> Objective:
Restate exactly the lines that run from the start of the records below to the line containing "type Pt = [number, number]; // [minutes, km]", counting both ends, and nothing else; pictures stay out.

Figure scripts
- - -
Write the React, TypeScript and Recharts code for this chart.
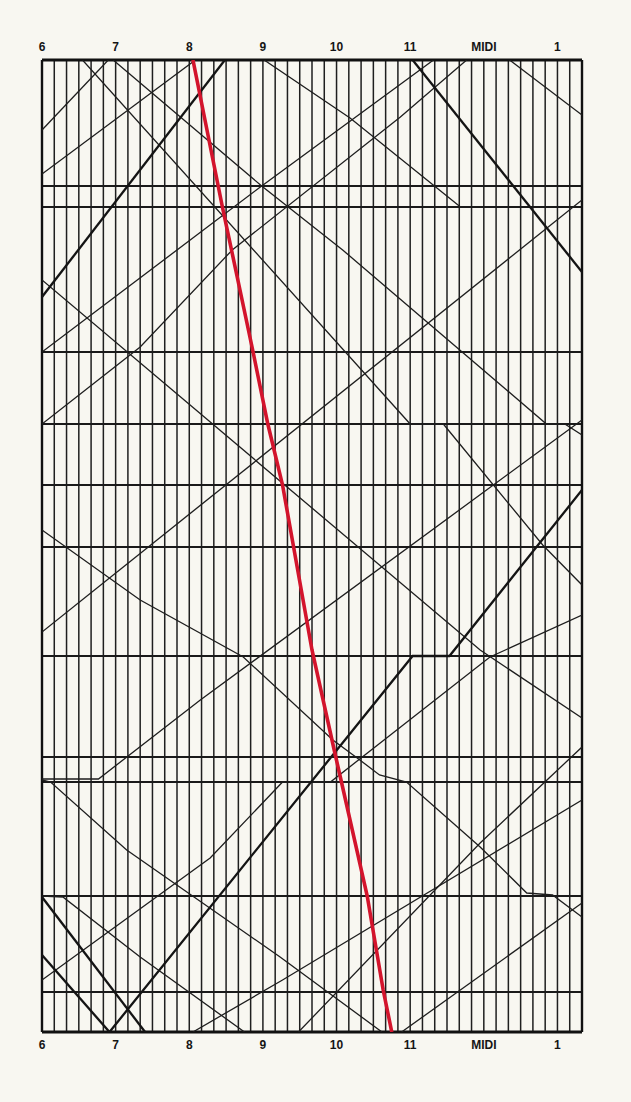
import React from "react";
import { ComposedChart, Line, XAxis, YAxis, ReferenceLine } from "recharts";

// Hours along the time axis (minutes after midnight)
const hourTicks = [360, 420, 480, 540, 600, 660, 720, 780];
const hourLabels = ["6", "7", "8", "9", "10", "11", "MIDI", "1"];

// Ten-minute rulings
const tenMinuteMarks = [
  360, 370, 380, 390, 400, 410, 420, 430, 440, 450, 460, 470, 480, 490, 500,
  510, 520, 530, 540, 550, 560, 570, 580, 590, 600, 610, 620, 630, 640, 650,
  660, 670, 680, 690, 700, 710, 720, 730, 740, 750, 760, 770, 780, 790, 800,
];

// Station positions (km from the top station)
const stationKm = [0, 63, 73.5, 146, 182, 212.5, 243.5, 298, 348.5, 361, 418, 466, 486];

type Pt = [number, number]; // [minutes, km]

// Highlighted express (red)
const redExpress: Pt[] = [
  [483, 0], [507, 73.5], [532, 146], [544, 182], [556, 212.5], [565, 243.5],
  [580, 295], [599, 347.5], [604, 361], [625, 418], [638, 465], [645, 486],
];

// Ordinary trains (thin)
const trainU1: Pt[] = [[360, 35], [414, 0]];
const trainU2: Pt[] = [[360, 57], [485, 0]];
const trainD1: Pt[] = [[393, 0], [660, 182], [687, 182], [768, 242.5], [800, 262.5]];
const trainDa: Pt[] = [[418, 0], [539, 63], [605, 95], [771, 182], [786, 182], [800, 187.5]];
const trainT4: Pt[] = [[360, 146], [539, 63], [679, 0]];
const trainUa: Pt[] = [[360, 182], [440, 143.5], [515, 95], [652, 28.5], [706, 0]];
const trainT2: Pt[] = [[741, 0], [800, 27.5]];
const trainT3: Pt[] = [[541, 0], [611, 29], [701, 73.5]];
const trainDc: Pt[] = [[360, 110], [717, 295], [800, 329]];
const trainUb: Pt[] = [[360, 286], [800, 70]];
const trainUc: Pt[] = [[360, 359.5], [406, 359.5], [489, 320], [800, 180]];
const trainDd: Pt[] = [[360, 360], [367, 361], [429, 395], [554, 448.5], [637, 486]];
const trainDe: Pt[] = [[360, 418], [377, 418.5], [440, 448.5], [525, 486]];
const trainDf: Pt[] = [
  [360, 235], [440, 270], [524, 298.5], [597, 340], [619, 350], [635, 357.5],
  [657, 361], [717, 393.5], [755, 416.5], [776, 417.5], [800, 428.5],
];
const trainUi: Pt[] = [[360, 460], [497, 399], [556, 361], [595, 361], [725, 298.5], [800, 277.5]];
const trainUf: Pt[] = [[569, 486], [717, 391.5], [800, 343.5]];
const trainUh: Pt[] = [[653, 486], [800, 421.5]];
const trainUj: Pt[] = [[483, 486], [556, 460], [800, 370]];

// Heavier lines
const trainU3: Pt[] = [[360, 118.5], [509, 0]];
const trainT1: Pt[] = [[662, 0], [800, 106]];
const trainUT: Pt[] = [[415, 486], [662, 298], [692, 298], [800, 215]];
const trainBT1: Pt[] = [[360, 418.5], [444, 486]];
const trainBT2: Pt[] = [[360, 447.5], [415, 486]];

const thinTrains: Pt[][] = [
  trainU1, trainU2, trainD1, trainDa, trainT4, trainUa, trainT2, trainT3,
  trainDc, trainUb, trainUc, trainDd, trainDe, trainDf, trainUi, trainUf,
  trainUh, trainUj,
];
const thickTrains: Pt[][] = [trainU3, trainT1, trainUT, trainBT1, trainBT2];

const toRows = (pts: Pt[]) => pts.map(([t, d]) => ({ t, d }));

const tickStyle = {
  fontFamily: "Liberation Sans, Arial, sans-serif",
  fontSize: 12,
  fontWeight: 700,
  fill: "#151515",
};

const fmt = (v: number) => {
  const i = hourTicks.indexOf(v);
  return i >= 0 ? hourLabels[i] : "";
};

export default function App() {
  return (
    <div
      style={{
        position: "absolute",
        left: 0,
        top: 0,
        width: 631,
        height: 1102,
        background: "#f8f7f1",
      }}
    >
      <ComposedChart
        width={631}
        height={1102}
        margin={{ top: 40, right: 49, bottom: 50, left: 42 }}
      >
        <XAxis
          dataKey="t"
          type="number"
          domain={[360, 800]}
          ticks={hourTicks}
          tickFormatter={fmt}
          orientation="bottom"
          height={20}
          axisLine={false}
          tickLine={false}
          tickSize={0}
          tickMargin={8}
          tick={tickStyle}
          allowDataOverflow
          interval={0}
        />
        <XAxis
          xAxisId="top"
          dataKey="t"
          type="number"
          domain={[360, 800]}
          ticks={hourTicks}
          tickFormatter={fmt}
          orientation="top"
          height={20}
          axisLine={false}
          tickLine={false}
          tickSize={0}
          tickMargin={9}
          tick={tickStyle}
          allowDataOverflow
          interval={0}
        />
        <YAxis type="number" dataKey="d" domain={[0, 486]} reversed hide allowDataOverflow />

        {tenMinuteMarks.map((m) => (
          <ReferenceLine key={"v" + m} x={m} stroke="#1f1f1f" strokeWidth={1.5} />
        ))}
        {stationKm.map((s) => (
          <ReferenceLine key={"h" + s} y={s} stroke="#1a1a1a" strokeWidth={1.8} />
        ))}
        <ReferenceLine x={360} stroke="#111" strokeWidth={2.4} />
        <ReferenceLine x={800} stroke="#111" strokeWidth={2.4} />
        <ReferenceLine y={0} stroke="#111" strokeWidth={3} />
        <ReferenceLine y={486} stroke="#111" strokeWidth={3} />

        {thinTrains.map((tr, i) => (
          <Line
            key={"thin" + i}
            data={toRows(tr)}
            dataKey="d"
            type="linear"
            stroke="#1e1e1e"
            strokeWidth={1.3}
            dot={false}
            activeDot={false}
            isAnimationActive={false}
          />
        ))}
        {thickTrains.map((tr, i) => (
          <Line
            key={"thick" + i}
            data={toRows(tr)}
            dataKey="d"
            type="linear"
            stroke="#141414"
            strokeWidth={2.3}
            dot={false}
            activeDot={false}
            isAnimationActive={false}
          />
        ))}
        <Line
          data={toRows(redExpress)}
          dataKey="d"
          type="linear"
          stroke="#d3142c"
          strokeWidth={3.6}
          dot={false}
          activeDot={false}
          isAnimationActive={false}
        />
      </ComposedChart>
    </div>
  );
}
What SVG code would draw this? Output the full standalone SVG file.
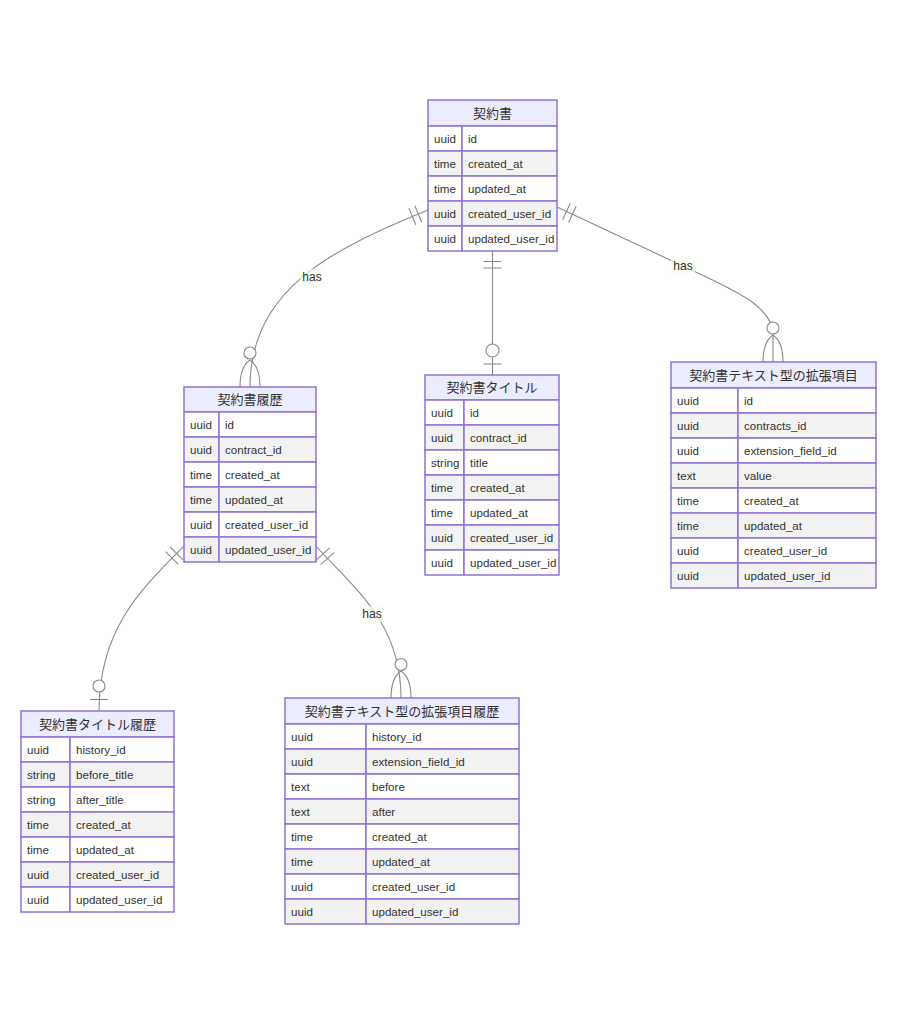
- - -
> The response:
Write the React, TypeScript and Recharts code for this chart.
import React from "react";
import { ComposedChart, Line, XAxis, YAxis, ReferenceLine } from "recharts";

// Hours along the time axis (minutes after midnight)
const hourTicks = [360, 420, 480, 540, 600, 660, 720, 780];
const hourLabels = ["6", "7", "8", "9", "10", "11", "MIDI", "1"];

// Ten-minute rulings
const tenMinuteMarks = [
  360, 370, 380, 390, 400, 410, 420, 430, 440, 450, 460, 470, 480, 490, 500,
  510, 520, 530, 540, 550, 560, 570, 580, 590, 600, 610, 620, 630, 640, 650,
  660, 670, 680, 690, 700, 710, 720, 730, 740, 750, 760, 770, 780, 790, 800,
];

// Station positions (km from the top station)
const stationKm = [0, 63, 73.5, 146, 182, 212.5, 243.5, 298, 348.5, 361, 418, 466, 486];

type Pt = [number, number]; // [minutes, km]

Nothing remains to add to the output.